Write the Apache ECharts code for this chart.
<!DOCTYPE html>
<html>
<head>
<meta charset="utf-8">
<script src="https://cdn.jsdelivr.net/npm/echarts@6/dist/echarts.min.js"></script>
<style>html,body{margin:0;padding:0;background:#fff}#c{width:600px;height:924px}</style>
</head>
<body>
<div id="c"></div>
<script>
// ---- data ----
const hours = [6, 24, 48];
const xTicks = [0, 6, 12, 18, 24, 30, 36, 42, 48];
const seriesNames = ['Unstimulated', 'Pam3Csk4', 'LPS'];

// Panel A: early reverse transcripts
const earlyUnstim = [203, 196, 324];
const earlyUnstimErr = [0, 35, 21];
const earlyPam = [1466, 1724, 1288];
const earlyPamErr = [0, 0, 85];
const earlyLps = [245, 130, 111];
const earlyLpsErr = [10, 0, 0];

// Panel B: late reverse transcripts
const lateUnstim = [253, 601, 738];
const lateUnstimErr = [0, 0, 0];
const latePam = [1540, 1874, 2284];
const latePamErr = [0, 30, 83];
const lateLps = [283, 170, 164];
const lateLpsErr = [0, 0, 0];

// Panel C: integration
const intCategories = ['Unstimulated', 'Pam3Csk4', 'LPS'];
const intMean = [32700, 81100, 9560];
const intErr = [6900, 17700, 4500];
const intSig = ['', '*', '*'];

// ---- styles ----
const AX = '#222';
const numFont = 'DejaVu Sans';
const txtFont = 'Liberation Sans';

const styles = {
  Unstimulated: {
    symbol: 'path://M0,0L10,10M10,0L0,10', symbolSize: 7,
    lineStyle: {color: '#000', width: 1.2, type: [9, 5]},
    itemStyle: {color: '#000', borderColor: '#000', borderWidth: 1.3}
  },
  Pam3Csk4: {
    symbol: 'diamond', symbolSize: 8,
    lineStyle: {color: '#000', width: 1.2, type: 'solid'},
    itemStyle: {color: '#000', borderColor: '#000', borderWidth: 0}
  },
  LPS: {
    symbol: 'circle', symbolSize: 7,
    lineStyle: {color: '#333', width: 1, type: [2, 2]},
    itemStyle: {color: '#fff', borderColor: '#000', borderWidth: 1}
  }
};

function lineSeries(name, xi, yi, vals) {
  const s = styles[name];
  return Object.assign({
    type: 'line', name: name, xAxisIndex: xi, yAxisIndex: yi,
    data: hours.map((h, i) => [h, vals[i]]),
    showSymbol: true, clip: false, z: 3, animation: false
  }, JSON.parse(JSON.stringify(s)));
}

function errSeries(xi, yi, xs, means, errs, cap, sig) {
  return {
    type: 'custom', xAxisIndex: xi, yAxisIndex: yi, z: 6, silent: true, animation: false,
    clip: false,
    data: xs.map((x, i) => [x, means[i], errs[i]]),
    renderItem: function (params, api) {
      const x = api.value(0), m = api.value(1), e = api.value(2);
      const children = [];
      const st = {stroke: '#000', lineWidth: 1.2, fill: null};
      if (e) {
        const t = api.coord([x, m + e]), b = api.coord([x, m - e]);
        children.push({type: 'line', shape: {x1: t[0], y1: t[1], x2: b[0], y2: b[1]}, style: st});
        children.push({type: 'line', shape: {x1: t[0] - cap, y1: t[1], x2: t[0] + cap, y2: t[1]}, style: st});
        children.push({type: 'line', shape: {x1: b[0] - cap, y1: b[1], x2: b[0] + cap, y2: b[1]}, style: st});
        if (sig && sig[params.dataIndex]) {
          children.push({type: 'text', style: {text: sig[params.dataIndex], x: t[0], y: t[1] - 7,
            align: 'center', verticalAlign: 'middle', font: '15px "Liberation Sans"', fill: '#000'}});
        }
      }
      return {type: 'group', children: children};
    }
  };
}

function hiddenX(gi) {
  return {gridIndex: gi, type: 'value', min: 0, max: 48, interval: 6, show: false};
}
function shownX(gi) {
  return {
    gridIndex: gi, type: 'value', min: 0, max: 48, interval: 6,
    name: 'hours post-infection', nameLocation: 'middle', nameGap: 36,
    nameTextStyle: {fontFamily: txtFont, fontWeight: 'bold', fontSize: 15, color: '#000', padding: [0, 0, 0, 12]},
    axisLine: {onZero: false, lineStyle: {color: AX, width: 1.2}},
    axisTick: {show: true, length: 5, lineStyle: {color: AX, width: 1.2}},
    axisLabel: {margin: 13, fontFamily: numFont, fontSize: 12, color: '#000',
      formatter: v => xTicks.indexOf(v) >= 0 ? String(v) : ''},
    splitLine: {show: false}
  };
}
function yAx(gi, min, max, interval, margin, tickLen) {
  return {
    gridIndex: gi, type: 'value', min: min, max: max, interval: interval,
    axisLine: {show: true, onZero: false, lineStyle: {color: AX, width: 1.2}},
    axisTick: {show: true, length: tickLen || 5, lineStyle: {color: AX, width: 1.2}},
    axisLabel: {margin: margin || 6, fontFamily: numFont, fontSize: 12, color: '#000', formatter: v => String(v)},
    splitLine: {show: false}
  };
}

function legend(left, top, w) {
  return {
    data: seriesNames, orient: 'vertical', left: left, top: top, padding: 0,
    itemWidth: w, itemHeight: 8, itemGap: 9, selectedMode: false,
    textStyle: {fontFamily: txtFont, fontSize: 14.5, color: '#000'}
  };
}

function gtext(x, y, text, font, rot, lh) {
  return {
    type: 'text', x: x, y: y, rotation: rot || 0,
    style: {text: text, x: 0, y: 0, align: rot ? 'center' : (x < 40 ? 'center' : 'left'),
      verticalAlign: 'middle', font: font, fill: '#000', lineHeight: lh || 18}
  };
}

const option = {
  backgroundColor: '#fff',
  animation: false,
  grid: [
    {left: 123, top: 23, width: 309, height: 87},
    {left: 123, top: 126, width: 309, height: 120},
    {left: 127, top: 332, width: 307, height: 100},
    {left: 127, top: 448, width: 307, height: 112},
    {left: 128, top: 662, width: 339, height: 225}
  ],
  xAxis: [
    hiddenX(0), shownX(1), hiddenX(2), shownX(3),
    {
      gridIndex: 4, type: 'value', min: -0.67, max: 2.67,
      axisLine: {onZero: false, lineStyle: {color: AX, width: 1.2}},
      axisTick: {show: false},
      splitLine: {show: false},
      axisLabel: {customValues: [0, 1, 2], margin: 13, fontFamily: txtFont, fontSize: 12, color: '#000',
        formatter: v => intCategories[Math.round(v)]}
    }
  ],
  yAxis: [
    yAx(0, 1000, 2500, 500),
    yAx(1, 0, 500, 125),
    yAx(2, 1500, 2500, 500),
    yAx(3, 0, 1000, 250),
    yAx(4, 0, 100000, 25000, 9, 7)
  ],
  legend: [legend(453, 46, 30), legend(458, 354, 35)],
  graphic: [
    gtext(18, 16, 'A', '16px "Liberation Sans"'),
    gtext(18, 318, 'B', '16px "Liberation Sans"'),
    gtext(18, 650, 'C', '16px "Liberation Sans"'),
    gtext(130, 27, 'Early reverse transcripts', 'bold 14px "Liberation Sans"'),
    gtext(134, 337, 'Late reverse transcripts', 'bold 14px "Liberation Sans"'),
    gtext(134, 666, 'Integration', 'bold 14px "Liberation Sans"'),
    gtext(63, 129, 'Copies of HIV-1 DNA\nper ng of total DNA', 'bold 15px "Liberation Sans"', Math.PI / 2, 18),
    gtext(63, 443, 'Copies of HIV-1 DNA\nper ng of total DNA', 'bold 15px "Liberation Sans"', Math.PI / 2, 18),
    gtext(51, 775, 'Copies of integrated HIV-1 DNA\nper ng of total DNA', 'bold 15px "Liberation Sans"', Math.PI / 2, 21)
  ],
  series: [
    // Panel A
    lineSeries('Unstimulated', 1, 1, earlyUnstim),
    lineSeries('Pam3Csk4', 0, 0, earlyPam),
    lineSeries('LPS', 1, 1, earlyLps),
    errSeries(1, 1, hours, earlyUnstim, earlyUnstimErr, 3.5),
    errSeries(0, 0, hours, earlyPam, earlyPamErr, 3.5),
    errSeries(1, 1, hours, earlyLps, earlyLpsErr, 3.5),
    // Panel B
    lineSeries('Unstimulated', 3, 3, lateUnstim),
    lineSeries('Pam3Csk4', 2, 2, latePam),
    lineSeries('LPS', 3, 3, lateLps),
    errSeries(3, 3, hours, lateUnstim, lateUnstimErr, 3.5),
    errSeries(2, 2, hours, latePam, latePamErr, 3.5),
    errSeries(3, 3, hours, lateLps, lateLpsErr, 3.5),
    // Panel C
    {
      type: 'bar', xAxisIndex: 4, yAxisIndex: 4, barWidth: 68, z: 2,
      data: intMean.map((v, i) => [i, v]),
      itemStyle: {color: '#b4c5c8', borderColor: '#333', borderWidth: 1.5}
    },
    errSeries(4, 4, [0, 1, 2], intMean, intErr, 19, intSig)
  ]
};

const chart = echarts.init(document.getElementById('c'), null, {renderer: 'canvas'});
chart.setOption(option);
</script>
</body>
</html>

--------------------

■ **GIVEN PROBLEM**
Using the data above, restate word for word the lines from its opening line through the line that contains "const earlyLpsErr = [10, 0, 0];", and no more.

■ **ANSWER TO THE TASK**
Write the Apache ECharts code for this chart.
<!DOCTYPE html>
<html>
<head>
<meta charset="utf-8">
<script src="https://cdn.jsdelivr.net/npm/echarts@6/dist/echarts.min.js"></script>
<style>html,body{margin:0;padding:0;background:#fff}#c{width:600px;height:924px}</style>
</head>
<body>
<div id="c"></div>
<script>
// ---- data ----
const hours = [6, 24, 48];
const xTicks = [0, 6, 12, 18, 24, 30, 36, 42, 48];
const seriesNames = ['Unstimulated', 'Pam3Csk4', 'LPS'];

// Panel A: early reverse transcripts
const earlyUnstim = [203, 196, 324];
const earlyUnstimErr = [0, 35, 21];
const earlyPam = [1466, 1724, 1288];
const earlyPamErr = [0, 0, 85];
const earlyLps = [245, 130, 111];
const earlyLpsErr = [10, 0, 0];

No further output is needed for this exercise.